From the listing below, count the lines where the string "Rebuild" occurs. Give the number, with no other words.

# INPUT MATERIAL start

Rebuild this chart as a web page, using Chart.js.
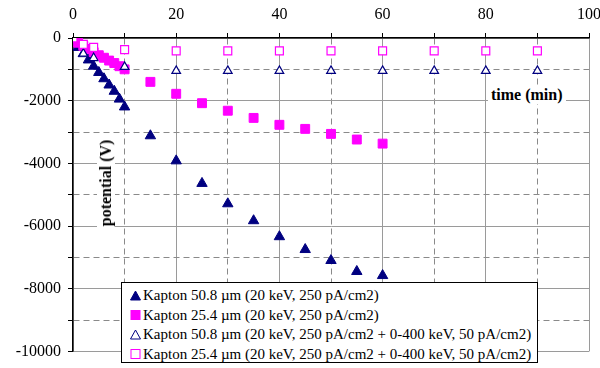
<!DOCTYPE html>
<html>
<head>
<meta charset="utf-8">
<script src="https://cdn.jsdelivr.net/npm/chart.js@4"></script>
<style>
  body { margin: 0; background: #fff; }
  #wrap { position: relative; width: 600px; height: 368px; font-family: "Liberation Serif", "Times New Roman", Tinos, "Noto Serif", "DejaVu Serif", serif; }
  .axis-title { position: absolute; background: #fff; font-weight: bold; font-size: 16px; line-height: 18px; padding: 0 3px; white-space: nowrap; }
  #xTitle { left: 488px; top: 86px; }
  #yTitle { left: 106px; top: 183px; transform: translate(-50%, -50%) rotate(-90deg); }
  #legend { position: absolute; left: 121px; top: 282px; width: 417px; height: 81px; border: 1px solid #000; background: #fff; box-sizing: border-box; padding-top: 3px; }
  .row { height: 19.5px; display: flex; align-items: center; font-size: 15px; white-space: nowrap; }
  .row svg { margin-left: 8px; margin-right: 2px; }
</style>
</head>
<body>
<div id="wrap">
  <canvas id="chart" width="600" height="368"></canvas>
  <div class="axis-title" id="xTitle">time (min)</div>
  <div class="axis-title" id="yTitle">potential (V)</div>
  <div id="legend"></div>
</div>
<script>
// Kapton 50.8 um, 20 keV only
const timeA = [1, 2, 3, 4, 5, 6, 7, 8, 9, 10, 15, 20, 25, 30, 35, 40, 45, 50, 55, 60];
const potA = [-300, -500, -700, -900, -1100, -1300, -1500, -1700, -1950, -2200, -3120, -3920, -4640, -5290, -5830, -6340, -6750, -7100, -7450, -7580];

// Kapton 25.4 um, 20 keV only
const timeB = [0, 1, 2, 3, 4, 5, 6, 7, 8, 9, 10, 15, 20, 25, 30, 35, 40, 45, 50, 55, 60];
const potB = [0, -150, -250, -350, -450, -550, -630, -720, -800, -900, -1000, -1400, -1780, -2080, -2320, -2550, -2770, -2900, -3060, -3240, -3370];

// Kapton 50.8 um, 20 keV + 0-400 keV
const timeC = [2, 4, 10, 20, 30, 40, 50, 60, 70, 80, 90];
const potC = [-500, -640, -920, -1050, -1050, -1050, -1050, -1050, -1050, -1050, -1050];

// Kapton 25.4 um, 20 keV + 0-400 keV
const timeD = [0, 2, 4, 10, 20, 30, 40, 50, 60, 70, 80, 90];
const potD = [0, -200, -300, -370, -410, -410, -410, -410, -410, -410, -410, -410];

const labels = [
  "Kapton 50.8 \u00b5m (20 keV, 250 pA/cm2)",
  "Kapton 25.4 \u00b5m (20 keV, 250 pA/cm2)",
  "Kapton 50.8 \u00b5m (20 keV, 250 pA/cm2 + 0-400 keV, 50 pA/cm2)",
  "Kapton 25.4 \u00b5m (20 keV, 250 pA/cm2 + 0-400 keV, 50 pA/cm2)"
];

const NAVY = "#000080";
const MAGENTA = "#ff00ff";
const FONT = "'Liberation Serif', 'Times New Roman', Tinos, 'Noto Serif', 'DejaVu Serif', serif";

const toPoints = (t, v) => t.map((x, i) => ({ x: x, y: v[i] }));

const datasets = [
  { label: labels[0], data: toPoints(timeA, potA), pointStyle: "triangle", pointRadius: 6,
    backgroundColor: NAVY, borderColor: NAVY, borderWidth: 1, order: 3 },
  { label: labels[1], data: toPoints(timeB, potB), pointStyle: "rect", pointRadius: 6.3,
    backgroundColor: MAGENTA, borderColor: MAGENTA, borderWidth: 1, order: 2 },
  { label: labels[2], data: toPoints(timeC, potC), pointStyle: "triangle", pointRadius: 5,
    backgroundColor: "#fff", borderColor: NAVY, borderWidth: 1.2, order: 1 },
  { label: labels[3], data: toPoints(timeD, potD), pointStyle: "rect", pointRadius: 5.6,
    backgroundColor: "#fff", borderColor: MAGENTA, borderWidth: 1.2, order: 0 }
];

// major lines solid, minor ones dashed
const isMajorX = (ctx) => ctx.tick && ctx.tick.value % 20 === 0;
const isMajorY = (ctx) => ctx.tick && ctx.tick.value % 2000 === 0;

new Chart(document.getElementById("chart"), {
  type: "scatter",
  data: { datasets: datasets },
  options: {
    responsive: false,
    animation: false,
    layout: { padding: { left: 0, right: 11, top: 0, bottom: 16 } },
    plugins: { legend: { display: false }, tooltip: { enabled: false } },
    scales: {
      x: {
        type: "linear",
        position: "top",
        min: 0,
        max: 100,
        afterFit: (scale) => {
          scale.height = 38;
          // the "100" label may hang over the right edge
          scale.paddingRight = 0;
          scale.paddingLeft = 0;
        },
        ticks: {
          stepSize: 10,
          padding: 9,
          color: "#000",
          font: { family: FONT, size: 16 },
          maxRotation: 0,
          callback: (v) => (v % 20 === 0 ? v : "")
        },
        grid: {
          color: (ctx) => (isMajorX(ctx) ? "#9a9a9a" : "#8a8a8a"),
          lineWidth: 1,
          tickColor: "#000",
          tickLength: 5
        },
        border: {
          color: "#000",
          width: 1.5,
          dash: (ctx) => (ctx.tick && !isMajorX(ctx) ? [6, 4] : [])
        }
      },
      y: {
        type: "linear",
        min: -10000,
        max: 0,
        afterFit: (scale) => { scale.width = 73; },
        ticks: {
          stepSize: 1000,
          padding: 7,
          color: "#000",
          font: { family: FONT, size: 16 },
          callback: (v) => (v % 2000 === 0 ? v : "")
        },
        grid: {
          color: (ctx) => (isMajorY(ctx) ? "#9a9a9a" : "#8a8a8a"),
          lineWidth: 1,
          tickColor: "#000",
          tickLength: 5
        },
        border: {
          color: "#000",
          width: 1.5,
          dash: (ctx) => (ctx.tick && !isMajorY(ctx) ? [6, 4] : [])
        }
      }
    }
  }
});

// legend box inside the plot, as in the original
function marker(ds) {
  const filled = ds.backgroundColor !== "#fff";
  const col = ds.borderColor;
  const fill = filled ? col : "#fff";
  const shape = ds.pointStyle === "triangle"
    ? '<polygon points="5.5,1 10.5,10 0.5,10" fill="' + fill + '" stroke="' + col + '" stroke-width="1"/>'
    : '<rect x="1" y="1.5" width="9" height="9" fill="' + fill + '" stroke="' + col + '" stroke-width="1"/>';
  return '<svg width="11" height="12" viewBox="0 0 11 12">' + shape + "</svg>";
}

document.getElementById("legend").innerHTML = datasets
  .map((ds) => '<div class="row">' + marker(ds) + "<span>" + ds.label + "</span></div>")
  .join("");
</script>
</body>
</html>
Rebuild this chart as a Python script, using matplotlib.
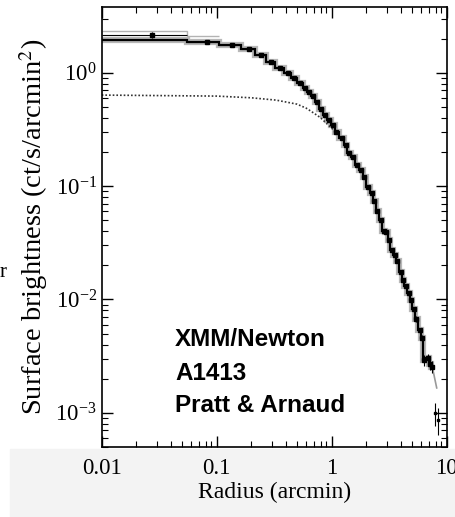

# INPUT MATERIAL end

• [TASK SOLUTION] 2